Kris Long, Print Editor-in-Chief

The girls wrestling team may not have won state this year, but they did make history. This season yielded the first girls State, Regional and Centennial League Champion and first girls-only team ever at Manhattan High. 

“I love it,” head coach Shawn Bammes said, referring to the girls program. “The good thing with this group is that for the most part, we have a lot of young kids, a lot of sophomores, a lot of freshmen that are coming back next year,… you can see that excitement in their eyes now that they’ve gotten a taste for it, they’re ready to do some things in the offseason and get ready come back for next year.”

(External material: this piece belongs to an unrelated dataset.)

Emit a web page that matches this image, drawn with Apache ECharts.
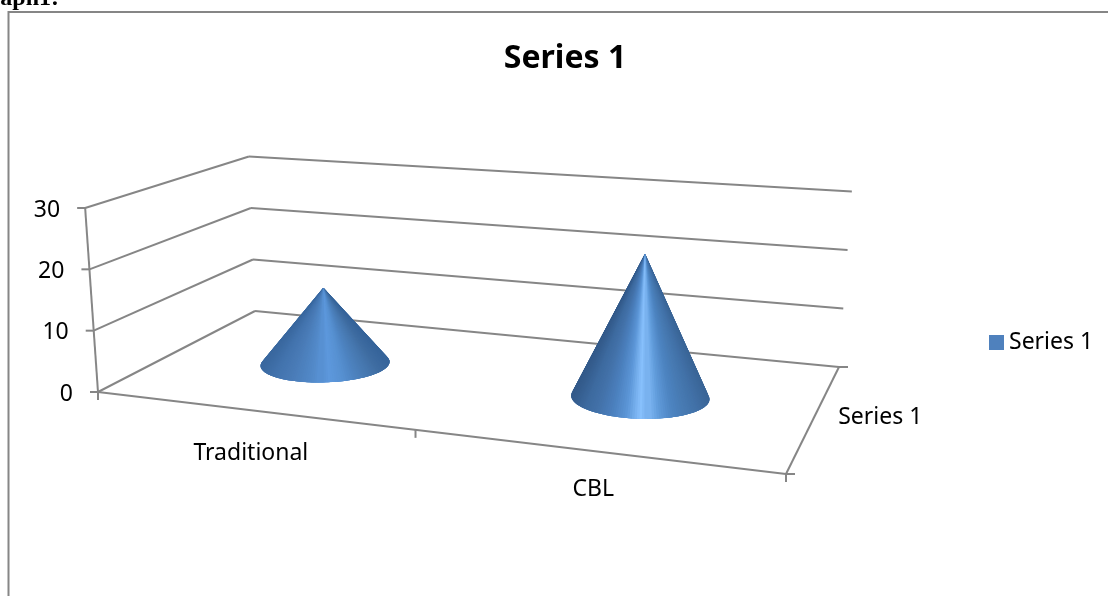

The Kansas High School Activities Association mandated an official girls wrestling league starting this year, with the 2020-21 being a watershed season where KSHSAA offered a girls State and Regional tournament but did not require schools to set up girls-only competitions. Prior to the official girls league, wrestling was considered a co-ed sport, meaning girls were allowed on the team but required to compete against boys. The new rules mean girls can not be asked to wrestle boys in competition, forcing schools to set up girls-only tournaments and attracting more female athletes to the sport. 

Senior Dache Island-Jones is the founding member of the girls wrestling team, having competed before the new gender-inclusive rules were put in place. 

“It’s really an honor,” senior Dache Island-Jones said. “I’ve seen these girls start just like me, back-to-back losing and then just coming back and winning and doing their best and giving everything they can without shedding a tear, which is good to me because my first year I cried every time I lost. They’re putting in a lot of work and it’s showing for sure. And it’s going to pay off.”

The team started with 18 girls on the roster, which dwindled to 10 by the end of the year, but that seemingly small number is a huge improvement on previous year’s participation before the girl’s only league when MHS was consistently wrestling only one or two girls.

“My favorite memory is when I saw more than one girl join the team,” Island-Jones said. “When I saw all those names and I saw all those people show up it made me feel really good because at first it was just me and a couple others and then it ended up just being me, but now it’s progressing to be a bigger and better thing for everyone. Now it’s not just for the boys, because the girls are going to take over one day.”

Despite enthusiasm for the new program, the girls team has a long way to go before establishing itself alongside the boys at MHS. They took ninth at Regionals compared to the boys fourth and only qualified one athlete to State: freshman Sage Rosario, who transferred to MHS from out of state at semester. Like many other girls wrestling teams, they have struggled to fill their roster. The team is also still looking for a girls coach, but haven’t found a female applicant to fill the role and lags behind some 6A schools that have offered girls wrestling for years before the KSHSAA requirements. However, the team is young and inexperienced. They hope the success they claim from this year — namely Rosario’s State Championship — will encourage greater participation in the future. 

“I hope and wish that me going to State … is going to influence more girls to come in and not be scared of what everybody else says,” Rosario said. “I just hope more girls come to this sport because it’s really amazing.”